• [DIRECTIONS FOR THIS TASK] Start at the line where "Write the Plotly code for this chart." appears and end at the line where "guide_2_y = [2149, 1587, 1213, 945, 784, 720, 704, 704]" appears; repeat those lines exactly, both ends included, leaving pictures behind.

--

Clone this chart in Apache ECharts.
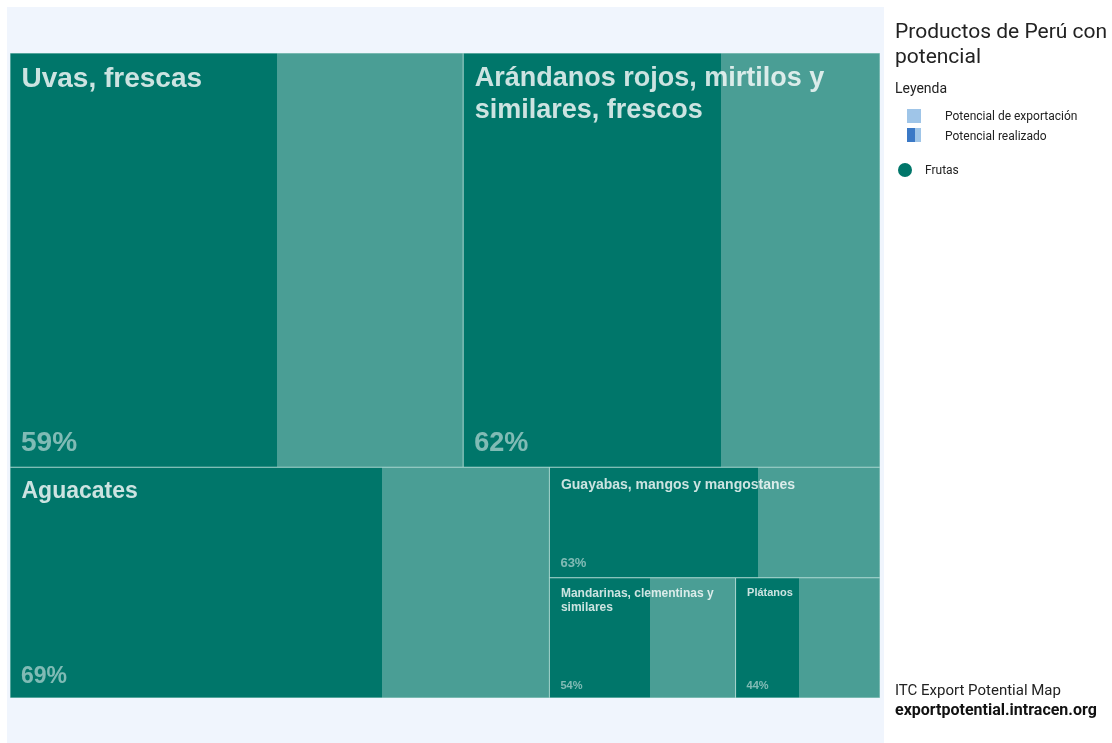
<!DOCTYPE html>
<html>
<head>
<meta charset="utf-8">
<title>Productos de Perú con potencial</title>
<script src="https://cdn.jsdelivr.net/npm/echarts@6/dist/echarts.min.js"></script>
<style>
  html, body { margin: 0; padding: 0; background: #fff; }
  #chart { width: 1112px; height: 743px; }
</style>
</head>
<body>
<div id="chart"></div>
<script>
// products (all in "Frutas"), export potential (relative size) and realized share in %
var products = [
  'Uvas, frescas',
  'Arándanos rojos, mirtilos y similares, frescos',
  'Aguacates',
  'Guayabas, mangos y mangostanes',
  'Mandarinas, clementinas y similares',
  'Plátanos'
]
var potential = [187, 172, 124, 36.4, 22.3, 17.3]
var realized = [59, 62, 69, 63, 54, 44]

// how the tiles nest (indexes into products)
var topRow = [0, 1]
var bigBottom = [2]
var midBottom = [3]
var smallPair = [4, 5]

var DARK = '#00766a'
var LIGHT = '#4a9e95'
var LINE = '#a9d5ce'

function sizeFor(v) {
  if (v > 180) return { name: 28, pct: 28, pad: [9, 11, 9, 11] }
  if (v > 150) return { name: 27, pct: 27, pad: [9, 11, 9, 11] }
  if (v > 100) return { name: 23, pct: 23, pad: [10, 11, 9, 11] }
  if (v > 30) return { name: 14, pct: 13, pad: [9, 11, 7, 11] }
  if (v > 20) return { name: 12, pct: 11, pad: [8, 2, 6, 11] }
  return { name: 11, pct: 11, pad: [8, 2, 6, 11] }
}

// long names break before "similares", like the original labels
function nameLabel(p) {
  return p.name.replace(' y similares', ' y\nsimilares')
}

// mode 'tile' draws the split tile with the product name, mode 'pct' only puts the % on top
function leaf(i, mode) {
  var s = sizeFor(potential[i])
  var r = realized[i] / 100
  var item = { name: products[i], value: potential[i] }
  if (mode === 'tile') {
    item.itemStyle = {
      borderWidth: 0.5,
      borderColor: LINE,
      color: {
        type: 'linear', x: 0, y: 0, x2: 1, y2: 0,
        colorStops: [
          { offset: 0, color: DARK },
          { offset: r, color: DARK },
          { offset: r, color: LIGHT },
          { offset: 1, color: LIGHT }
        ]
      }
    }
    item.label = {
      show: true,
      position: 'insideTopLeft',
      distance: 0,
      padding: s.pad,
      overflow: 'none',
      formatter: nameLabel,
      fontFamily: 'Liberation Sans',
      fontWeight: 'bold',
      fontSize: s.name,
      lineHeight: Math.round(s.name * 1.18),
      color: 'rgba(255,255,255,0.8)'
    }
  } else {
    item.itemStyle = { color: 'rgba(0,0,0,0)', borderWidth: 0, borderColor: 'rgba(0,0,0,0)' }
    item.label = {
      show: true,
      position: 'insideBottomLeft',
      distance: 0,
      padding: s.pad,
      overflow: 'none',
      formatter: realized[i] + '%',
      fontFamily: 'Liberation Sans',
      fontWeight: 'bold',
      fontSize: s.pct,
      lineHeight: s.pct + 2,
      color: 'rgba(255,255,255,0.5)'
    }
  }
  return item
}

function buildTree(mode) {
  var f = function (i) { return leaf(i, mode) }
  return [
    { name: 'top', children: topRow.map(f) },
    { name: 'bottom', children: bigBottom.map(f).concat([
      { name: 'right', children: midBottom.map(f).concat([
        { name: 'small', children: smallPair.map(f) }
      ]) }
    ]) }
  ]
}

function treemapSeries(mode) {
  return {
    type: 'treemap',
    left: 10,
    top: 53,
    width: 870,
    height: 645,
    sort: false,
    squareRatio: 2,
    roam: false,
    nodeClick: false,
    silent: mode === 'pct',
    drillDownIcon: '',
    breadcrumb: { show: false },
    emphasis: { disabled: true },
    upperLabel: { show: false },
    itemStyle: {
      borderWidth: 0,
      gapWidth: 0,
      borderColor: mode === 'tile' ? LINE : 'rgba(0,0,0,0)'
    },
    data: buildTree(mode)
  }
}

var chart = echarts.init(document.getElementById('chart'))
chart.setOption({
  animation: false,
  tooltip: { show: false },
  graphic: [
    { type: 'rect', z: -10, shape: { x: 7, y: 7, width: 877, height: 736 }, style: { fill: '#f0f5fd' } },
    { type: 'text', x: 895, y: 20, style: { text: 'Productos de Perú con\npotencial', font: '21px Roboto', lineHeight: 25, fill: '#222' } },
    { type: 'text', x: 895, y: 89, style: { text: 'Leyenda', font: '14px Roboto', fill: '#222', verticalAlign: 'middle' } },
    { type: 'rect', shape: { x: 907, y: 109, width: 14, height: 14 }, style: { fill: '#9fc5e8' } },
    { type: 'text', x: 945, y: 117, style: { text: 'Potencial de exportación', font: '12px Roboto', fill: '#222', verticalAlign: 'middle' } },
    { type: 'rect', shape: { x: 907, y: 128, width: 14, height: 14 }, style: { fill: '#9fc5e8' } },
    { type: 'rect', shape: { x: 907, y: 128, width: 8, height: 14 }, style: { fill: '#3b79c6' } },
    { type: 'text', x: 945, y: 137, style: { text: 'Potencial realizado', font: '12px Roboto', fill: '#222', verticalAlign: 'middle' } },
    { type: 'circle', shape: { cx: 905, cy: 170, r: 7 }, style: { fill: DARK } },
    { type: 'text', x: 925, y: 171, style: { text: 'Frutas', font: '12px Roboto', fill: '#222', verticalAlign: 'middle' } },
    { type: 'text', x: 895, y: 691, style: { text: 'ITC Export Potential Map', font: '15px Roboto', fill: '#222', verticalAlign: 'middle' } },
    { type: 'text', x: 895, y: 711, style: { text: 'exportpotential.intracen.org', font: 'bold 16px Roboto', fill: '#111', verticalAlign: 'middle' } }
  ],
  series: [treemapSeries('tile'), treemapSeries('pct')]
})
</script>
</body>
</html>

--

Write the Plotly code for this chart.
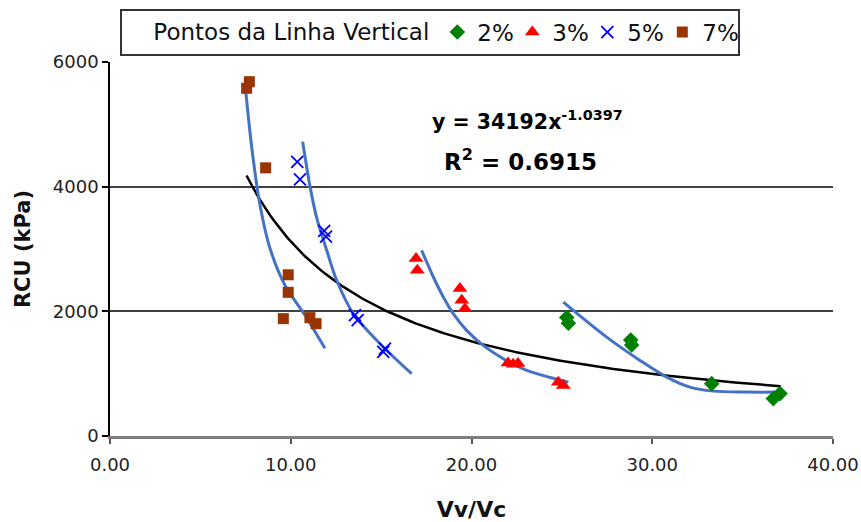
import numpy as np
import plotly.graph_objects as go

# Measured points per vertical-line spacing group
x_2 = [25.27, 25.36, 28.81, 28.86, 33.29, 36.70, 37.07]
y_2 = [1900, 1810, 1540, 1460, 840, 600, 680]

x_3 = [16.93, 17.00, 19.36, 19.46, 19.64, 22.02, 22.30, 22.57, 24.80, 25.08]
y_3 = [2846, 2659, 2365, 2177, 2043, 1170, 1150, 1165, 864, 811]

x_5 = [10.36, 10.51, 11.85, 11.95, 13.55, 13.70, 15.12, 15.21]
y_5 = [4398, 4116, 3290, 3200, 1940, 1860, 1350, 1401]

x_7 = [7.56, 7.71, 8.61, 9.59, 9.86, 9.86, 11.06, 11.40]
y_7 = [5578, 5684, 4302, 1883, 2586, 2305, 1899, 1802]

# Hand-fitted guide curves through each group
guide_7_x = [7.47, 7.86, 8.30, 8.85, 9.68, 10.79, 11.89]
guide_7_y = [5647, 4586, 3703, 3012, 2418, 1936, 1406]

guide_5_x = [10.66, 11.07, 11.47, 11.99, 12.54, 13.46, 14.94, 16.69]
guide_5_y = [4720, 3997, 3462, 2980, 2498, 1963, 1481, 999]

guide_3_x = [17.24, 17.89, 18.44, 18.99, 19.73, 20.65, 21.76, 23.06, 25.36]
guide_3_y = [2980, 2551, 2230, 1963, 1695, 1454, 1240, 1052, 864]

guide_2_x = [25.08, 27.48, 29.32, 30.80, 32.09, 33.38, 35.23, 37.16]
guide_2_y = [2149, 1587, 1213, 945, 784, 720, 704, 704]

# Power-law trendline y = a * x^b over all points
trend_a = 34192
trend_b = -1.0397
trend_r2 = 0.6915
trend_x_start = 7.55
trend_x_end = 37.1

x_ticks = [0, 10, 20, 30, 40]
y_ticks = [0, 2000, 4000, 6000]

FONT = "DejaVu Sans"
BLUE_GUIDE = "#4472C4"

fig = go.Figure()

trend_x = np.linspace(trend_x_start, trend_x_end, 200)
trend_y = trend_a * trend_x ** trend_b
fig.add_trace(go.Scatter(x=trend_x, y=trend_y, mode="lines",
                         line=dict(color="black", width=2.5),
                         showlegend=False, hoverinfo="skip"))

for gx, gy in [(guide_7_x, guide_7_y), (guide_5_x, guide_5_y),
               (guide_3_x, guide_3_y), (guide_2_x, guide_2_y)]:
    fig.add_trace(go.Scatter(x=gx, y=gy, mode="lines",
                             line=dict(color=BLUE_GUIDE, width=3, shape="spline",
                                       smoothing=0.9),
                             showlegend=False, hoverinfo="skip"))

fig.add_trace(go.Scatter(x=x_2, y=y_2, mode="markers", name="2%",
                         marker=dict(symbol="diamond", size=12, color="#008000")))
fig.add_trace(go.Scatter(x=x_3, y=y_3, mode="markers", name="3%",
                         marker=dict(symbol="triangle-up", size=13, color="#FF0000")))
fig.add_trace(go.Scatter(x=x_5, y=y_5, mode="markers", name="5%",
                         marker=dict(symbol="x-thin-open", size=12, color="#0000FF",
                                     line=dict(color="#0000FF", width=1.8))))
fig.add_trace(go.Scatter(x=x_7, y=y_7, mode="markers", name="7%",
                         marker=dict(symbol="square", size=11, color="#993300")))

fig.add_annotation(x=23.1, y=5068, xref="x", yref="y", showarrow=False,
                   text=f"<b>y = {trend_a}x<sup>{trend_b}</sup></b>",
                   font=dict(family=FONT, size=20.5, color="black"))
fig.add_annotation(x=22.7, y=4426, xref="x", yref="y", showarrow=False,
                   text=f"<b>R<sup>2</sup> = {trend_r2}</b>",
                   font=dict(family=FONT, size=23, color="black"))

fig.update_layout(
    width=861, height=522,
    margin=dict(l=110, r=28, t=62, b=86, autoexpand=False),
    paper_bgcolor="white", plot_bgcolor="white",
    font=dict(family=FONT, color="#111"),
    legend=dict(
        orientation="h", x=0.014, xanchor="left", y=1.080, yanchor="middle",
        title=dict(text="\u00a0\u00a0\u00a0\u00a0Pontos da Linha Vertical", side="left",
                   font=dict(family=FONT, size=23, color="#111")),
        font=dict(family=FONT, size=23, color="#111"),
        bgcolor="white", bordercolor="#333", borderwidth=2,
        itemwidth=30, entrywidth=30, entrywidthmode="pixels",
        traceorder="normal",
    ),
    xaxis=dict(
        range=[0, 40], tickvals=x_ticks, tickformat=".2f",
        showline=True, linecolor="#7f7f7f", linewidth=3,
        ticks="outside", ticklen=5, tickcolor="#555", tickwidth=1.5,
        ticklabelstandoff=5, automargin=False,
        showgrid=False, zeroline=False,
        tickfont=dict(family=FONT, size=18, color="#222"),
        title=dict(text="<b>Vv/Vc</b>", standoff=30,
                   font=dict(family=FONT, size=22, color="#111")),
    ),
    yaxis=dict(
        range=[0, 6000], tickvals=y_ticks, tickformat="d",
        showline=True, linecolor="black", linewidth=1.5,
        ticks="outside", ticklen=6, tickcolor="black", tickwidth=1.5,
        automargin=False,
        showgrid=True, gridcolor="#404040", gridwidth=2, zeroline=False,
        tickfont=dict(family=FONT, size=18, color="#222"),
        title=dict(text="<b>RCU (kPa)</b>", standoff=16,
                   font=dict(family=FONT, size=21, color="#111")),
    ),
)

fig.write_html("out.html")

--

• [RESPONSE FOR THIS EXERCISE]
Write the Plotly code for this chart.
import numpy as np
import plotly.graph_objects as go

# Measured points per vertical-line spacing group
x_2 = [25.27, 25.36, 28.81, 28.86, 33.29, 36.70, 37.07]
y_2 = [1900, 1810, 1540, 1460, 840, 600, 680]

x_3 = [16.93, 17.00, 19.36, 19.46, 19.64, 22.02, 22.30, 22.57, 24.80, 25.08]
y_3 = [2846, 2659, 2365, 2177, 2043, 1170, 1150, 1165, 864, 811]

x_5 = [10.36, 10.51, 11.85, 11.95, 13.55, 13.70, 15.12, 15.21]
y_5 = [4398, 4116, 3290, 3200, 1940, 1860, 1350, 1401]

x_7 = [7.56, 7.71, 8.61, 9.59, 9.86, 9.86, 11.06, 11.40]
y_7 = [5578, 5684, 4302, 1883, 2586, 2305, 1899, 1802]

# Hand-fitted guide curves through each group
guide_7_x = [7.47, 7.86, 8.30, 8.85, 9.68, 10.79, 11.89]
guide_7_y = [5647, 4586, 3703, 3012, 2418, 1936, 1406]

guide_5_x = [10.66, 11.07, 11.47, 11.99, 12.54, 13.46, 14.94, 16.69]
guide_5_y = [4720, 3997, 3462, 2980, 2498, 1963, 1481, 999]

guide_3_x = [17.24, 17.89, 18.44, 18.99, 19.73, 20.65, 21.76, 23.06, 25.36]
guide_3_y = [2980, 2551, 2230, 1963, 1695, 1454, 1240, 1052, 864]

guide_2_x = [25.08, 27.48, 29.32, 30.80, 32.09, 33.38, 35.23, 37.16]
guide_2_y = [2149, 1587, 1213, 945, 784, 720, 704, 704]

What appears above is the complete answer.